Cowboy Soup – The Day After Wagon Wheel Ribs

cowboy sparerib soup n

The leftover stock from oven-cooked Wagon Wheel Baby Back Ribs is the base for one of the best soups we’ve ever enjoyed. 

This soup doesn’t really have much to do with cowboys, except that if we were cowboys, this would be what we’d want to eat around the campfire. A cold night, wolves howling in the darkness, shooting stars above, a roaring fire cracking and sparking, a properly chilled Riesling… (We’re the kinds of cowboys who pack stemware.)

Cowboy Soup

Ingredients

  • 2 cups leftover liquid from Wagon Wheel Ribs
  • 1 pound leftover baby back ribs, meat cut from bone and sliced into bite-sized chunks
  • leftover bones, cracked
  • leftover potatoes, beans and onions
  • fresh sweet corn from one or two cobs (1 – 2 cups)
  • 1 cup smoked gouda cheese, shredded
  • bay leaf
  • additional potatoes, cut into large chunks, salted and seasoned as desired
  • additional spices and seasonings such as chili powder, jerk rub, Cholula sauce, Mongolian fire oil, oregano, mesquite seasoning, salt and pepper, as desired
  • sour cream

Directions

  • Place leftover ingredients from Wagon Wheel Ribs (liquid, meat, bones, potatoes, beans, onions) and bay leaf in a medium-sized pot and heat over medium heat, stirring occasionally. Simmer.
  • Meanwhile, place olive oil in a skillet and heat over medium heat. Add chunks of additional potatoes, seasoned as desired with salt, pepper, Cholula sauce and jerk rub. Cook till tender.
  • Add potatoes to soup. Stir in sweet corn and gouda cheese. Add additional seasonings if desired.
  • Serve piping hot with a dollop of sour cream.

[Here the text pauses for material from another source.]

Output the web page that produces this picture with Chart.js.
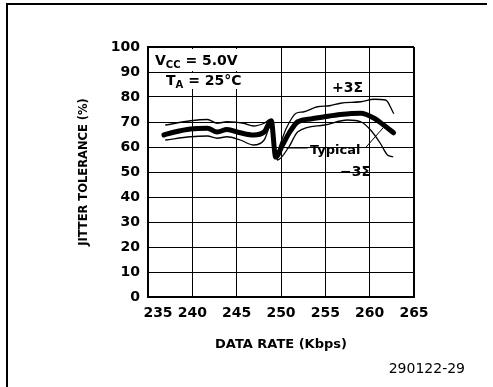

Wagon Wheel Baby Back Ribs

wagon wheel spare ribs

Look Ma, no grill! Seasoned just right and slow cooked in the oven in a large pan along with potatoes and onions, these baby back ribs come out sweet, spicy, tangy and falling off the bone. See recipe below.

Oftentimes camp cooking proves to be the mother of invention. On a rainy, windy evening in Seward, outdoor grilling was out of the picture. But our appetites were already set on baby back ribs…

This one-pan method for baby back ribs is sure to be a crowd pleaser and is as close to no-fuss cooking as you can get. Cleanup’s a breeze, too. We use a 12.5″ Swiss Diamond pan – our wagon wheel – for this kind of cooking. It’s heavy, oven-safe and non-stick. Mirin, a very sweet rice wine used liberally in Japanese cooking, gives this dish a pleasant sweetness complementing the heat.

Wagon Wheel Ribs

Ingredients

  • 1 set baby back ribs, cut into individual-sized servings of 2 to 4 ribs each
  • a few small potatoes, some cut into large chunks, others left whole
  • 1 large sweet onion, chopped coarse
  • 2 cups black beans, already cooked
  • 4 cloves garlic, chopped coarse
  • mirin (or substitute a little sherry and honey)
  • olive oil
  • Cholula sauce
  • Mongolian fire oil
  • mesquite seasoning (optional)
  • a chili-based dry rub with some heat such as Jamaican jerk rub or any rub featuring powdered chili, oregano, cinnamon and similar seasonings
  • sea salt
  • freshly cracked pepper

Directions

  1. Preheat oven to 300 degrees F. (The oven in our camper only goes down to 300 degrees. You can cook these ribs more slowly and at a lower temperature if you prefer.)
  2. Rub plenty of the dry chili-based rub into each set of ribs. Set aside.
  3. Place roughly equal portions of mirin, Cholula sauce and olive oil in a large, oven-safe frying pan (one that has a lid) and mix together over low heat. Stir in a little Mongolia fire oil or similarly spicy oil. Stir in mesquite seasoning, salt and pepper. There should be enough liquid to amply cover the bottom of the pan.
  4. Add the ribs to the pan, turning each piece so that they are coated with liquid. Place meat side down, cover the pan with a lid and place in the oven. Cook for 30 minutes.
  5. Remove the pan from the oven. Turn the ribs over so that they are bone side down. Add garlic, onions, potatoes and beans. Cover the pan and return to the oven. Cook for an additional hour.
  6.  Test the meat and potatoes with a fork for tenderness. Meat should easily come off the bone. (Save the liquid for delicious Cowboy Soup.)

A dry or semi-dry Riesling is an ideal wine to pair with spicy pork ribs.